======== Dataset section ========
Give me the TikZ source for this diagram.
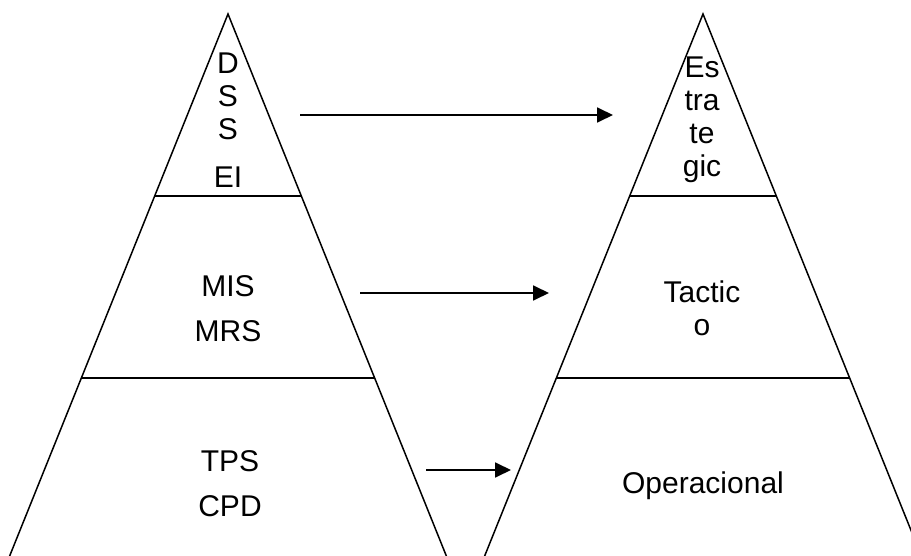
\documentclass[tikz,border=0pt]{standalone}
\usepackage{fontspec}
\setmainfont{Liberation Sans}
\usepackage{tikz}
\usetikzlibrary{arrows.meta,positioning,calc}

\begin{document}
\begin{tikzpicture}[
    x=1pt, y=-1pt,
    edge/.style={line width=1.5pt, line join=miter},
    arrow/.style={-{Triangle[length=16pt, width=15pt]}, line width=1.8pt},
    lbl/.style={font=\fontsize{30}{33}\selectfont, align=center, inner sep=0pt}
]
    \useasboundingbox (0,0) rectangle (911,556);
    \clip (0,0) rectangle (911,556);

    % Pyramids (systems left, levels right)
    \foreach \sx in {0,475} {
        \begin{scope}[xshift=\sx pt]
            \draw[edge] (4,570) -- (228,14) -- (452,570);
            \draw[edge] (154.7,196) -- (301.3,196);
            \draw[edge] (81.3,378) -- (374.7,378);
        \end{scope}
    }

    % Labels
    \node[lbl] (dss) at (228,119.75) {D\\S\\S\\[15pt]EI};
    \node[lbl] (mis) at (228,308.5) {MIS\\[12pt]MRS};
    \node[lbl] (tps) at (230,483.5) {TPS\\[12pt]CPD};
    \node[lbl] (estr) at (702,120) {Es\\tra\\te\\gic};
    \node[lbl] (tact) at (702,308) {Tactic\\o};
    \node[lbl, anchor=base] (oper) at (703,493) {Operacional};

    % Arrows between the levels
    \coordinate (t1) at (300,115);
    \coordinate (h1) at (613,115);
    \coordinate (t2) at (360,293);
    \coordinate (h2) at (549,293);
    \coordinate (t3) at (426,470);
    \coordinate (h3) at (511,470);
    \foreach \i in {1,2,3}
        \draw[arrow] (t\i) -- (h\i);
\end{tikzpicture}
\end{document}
========
#### [Objective]
Every line of the data should be copied as it stands, without the images.

#### [Solution]
Give me the TikZ source for this diagram.
\documentclass[tikz,border=0pt]{standalone}
\usepackage{fontspec}
\setmainfont{Liberation Sans}
\usepackage{tikz}
\usetikzlibrary{arrows.meta,positioning,calc}

\begin{document}
\begin{tikzpicture}[
    x=1pt, y=-1pt,
    edge/.style={line width=1.5pt, line join=miter},
    arrow/.style={-{Triangle[length=16pt, width=15pt]}, line width=1.8pt},
    lbl/.style={font=\fontsize{30}{33}\selectfont, align=center, inner sep=0pt}
]
    \useasboundingbox (0,0) rectangle (911,556);
    \clip (0,0) rectangle (911,556);

    % Pyramids (systems left, levels right)
    \foreach \sx in {0,475} {
        \begin{scope}[xshift=\sx pt]
            \draw[edge] (4,570) -- (228,14) -- (452,570);
            \draw[edge] (154.7,196) -- (301.3,196);
            \draw[edge] (81.3,378) -- (374.7,378);
        \end{scope}
    }

    % Labels
    \node[lbl] (dss) at (228,119.75) {D\\S\\S\\[15pt]EI};
    \node[lbl] (mis) at (228,308.5) {MIS\\[12pt]MRS};
    \node[lbl] (tps) at (230,483.5) {TPS\\[12pt]CPD};
    \node[lbl] (estr) at (702,120) {Es\\tra\\te\\gic};
    \node[lbl] (tact) at (702,308) {Tactic\\o};
    \node[lbl, anchor=base] (oper) at (703,493) {Operacional};

    % Arrows between the levels
    \coordinate (t1) at (300,115);
    \coordinate (h1) at (613,115);
    \coordinate (t2) at (360,293);
    \coordinate (h2) at (549,293);
    \coordinate (t3) at (426,470);
    \coordinate (h3) at (511,470);
    \foreach \i in {1,2,3}
        \draw[arrow] (t\i) -- (h\i);
\end{tikzpicture}
\end{document}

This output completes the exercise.